Here is a simple demo of the Merkle tree method:

Merkle trees are used in so many applications, including with P2P networks, but also with Bitcoin transactions, Git distributions, and in the BitTorrent protocol. You will also find it in NoSQL systems including with Apache Cassandra. Another new application is in Quantum Computing robust cryptography methods.

# Standing on the shoulders of giants

Listen as Ralph outlines “a life less boring” about cracking crypto with quantum computers:

For him, quantum computers will happen … and how long will it be before they arrive?
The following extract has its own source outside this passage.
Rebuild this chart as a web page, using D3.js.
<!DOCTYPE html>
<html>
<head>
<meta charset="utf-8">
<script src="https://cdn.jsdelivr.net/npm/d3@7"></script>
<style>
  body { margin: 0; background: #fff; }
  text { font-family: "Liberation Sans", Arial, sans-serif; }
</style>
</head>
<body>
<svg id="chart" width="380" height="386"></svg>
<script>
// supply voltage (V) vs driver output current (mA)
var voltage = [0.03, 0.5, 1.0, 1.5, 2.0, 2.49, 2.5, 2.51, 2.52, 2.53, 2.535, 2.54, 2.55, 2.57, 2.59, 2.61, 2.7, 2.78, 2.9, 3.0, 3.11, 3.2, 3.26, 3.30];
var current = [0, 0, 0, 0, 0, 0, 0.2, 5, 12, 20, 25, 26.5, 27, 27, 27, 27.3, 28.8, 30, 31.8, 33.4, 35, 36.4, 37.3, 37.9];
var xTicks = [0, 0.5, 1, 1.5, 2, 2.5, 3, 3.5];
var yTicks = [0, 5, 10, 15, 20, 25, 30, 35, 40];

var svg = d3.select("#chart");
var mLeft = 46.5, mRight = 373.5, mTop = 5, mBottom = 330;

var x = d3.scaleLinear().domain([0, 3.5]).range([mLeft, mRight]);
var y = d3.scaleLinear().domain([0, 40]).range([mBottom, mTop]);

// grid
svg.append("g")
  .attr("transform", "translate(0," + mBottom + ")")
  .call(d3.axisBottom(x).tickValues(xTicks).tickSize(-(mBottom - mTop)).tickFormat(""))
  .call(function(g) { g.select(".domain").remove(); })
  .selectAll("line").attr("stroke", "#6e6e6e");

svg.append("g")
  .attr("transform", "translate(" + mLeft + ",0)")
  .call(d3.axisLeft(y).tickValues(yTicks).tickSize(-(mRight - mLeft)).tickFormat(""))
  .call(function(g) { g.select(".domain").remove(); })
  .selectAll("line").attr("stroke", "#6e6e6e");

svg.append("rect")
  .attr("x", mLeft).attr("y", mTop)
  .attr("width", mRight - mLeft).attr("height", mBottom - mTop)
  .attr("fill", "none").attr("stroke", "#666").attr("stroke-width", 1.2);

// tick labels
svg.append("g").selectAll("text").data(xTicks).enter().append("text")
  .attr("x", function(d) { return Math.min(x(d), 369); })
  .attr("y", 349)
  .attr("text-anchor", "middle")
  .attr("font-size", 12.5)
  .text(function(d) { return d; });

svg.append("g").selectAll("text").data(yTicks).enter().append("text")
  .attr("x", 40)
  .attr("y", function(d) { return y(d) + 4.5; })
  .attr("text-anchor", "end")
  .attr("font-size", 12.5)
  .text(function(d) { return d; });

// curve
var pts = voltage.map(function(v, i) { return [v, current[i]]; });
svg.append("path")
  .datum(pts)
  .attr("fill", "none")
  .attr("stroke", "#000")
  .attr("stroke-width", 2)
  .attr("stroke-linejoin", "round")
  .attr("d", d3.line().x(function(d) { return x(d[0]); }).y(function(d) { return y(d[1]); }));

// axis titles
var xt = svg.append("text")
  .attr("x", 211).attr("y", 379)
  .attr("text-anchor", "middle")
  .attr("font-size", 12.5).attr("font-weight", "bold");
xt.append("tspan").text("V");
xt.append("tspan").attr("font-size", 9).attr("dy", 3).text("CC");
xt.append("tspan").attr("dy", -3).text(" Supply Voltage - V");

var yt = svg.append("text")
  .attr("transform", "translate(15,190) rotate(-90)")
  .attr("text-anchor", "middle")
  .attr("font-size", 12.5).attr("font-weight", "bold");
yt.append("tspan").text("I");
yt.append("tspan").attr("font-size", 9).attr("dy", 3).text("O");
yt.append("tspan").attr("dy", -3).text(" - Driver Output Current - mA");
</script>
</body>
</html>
Can we build-in quantum robustness in crypto?

# Conclusions

Doing a PhD can be a long and difficult route, as you struggle with many concepts, but the feeling of discovering something new will never leave those who have been through the process. For Ralph it was one of the most fundamental discoveries ever, and the core principles around public key have went on to change the world in ways that could never have been envisaged: PKI. For him, his method was cracked after a few years, but the RSA method has stood the test of time, and still comes out fighting.

I love Ralph’s thesis, and just wonder what it would have been like to be his examiner. In fact, I love my role as an external examiner, as it is one of the few times in my job that I can intensely engage on a 1-to-1 basis with someone, and encapsulate three years of study into three hours. PhD students should never walk out of an examination thinking … “That was easy”, but should always feel that they have engaged with someone who knows their work inside-out.

The point of a PhD examination is thus to probe every single idea, and how it all fits together, and check every single detail. Few times in your life to you have to face such as rigorous examination of your work, and it is something that few PhD graduates ever forget, especially in passing on this type of approach to their students.

It might surprise you, but the acknowledge can often tell you have the environment has been around the PhD study, and you can often pinpoint who really helped, and who didn’t! I have quite a few PhD examinations coming up in the next few months, and I can’t wait for them. It is probably one of the worst paid jobs in the world, where a thesis will often take over 50 hours to read (as you have lots of checking to do on each paper). If the supervisors have done their job, it is an easier task, if they haven’t you’re **fixing typos**, **correcting bad grammar**, and **holes in the argument**. So, again, you can tell the input of the supervisors in a thesis. My advice to any PhD student, … don’t use…

This is a very large number

as the statement is unscientific from many angles, and shows that the work has not been read properly by the supervision team.

For Ralph, I bow my head in respect for his intellect and drive.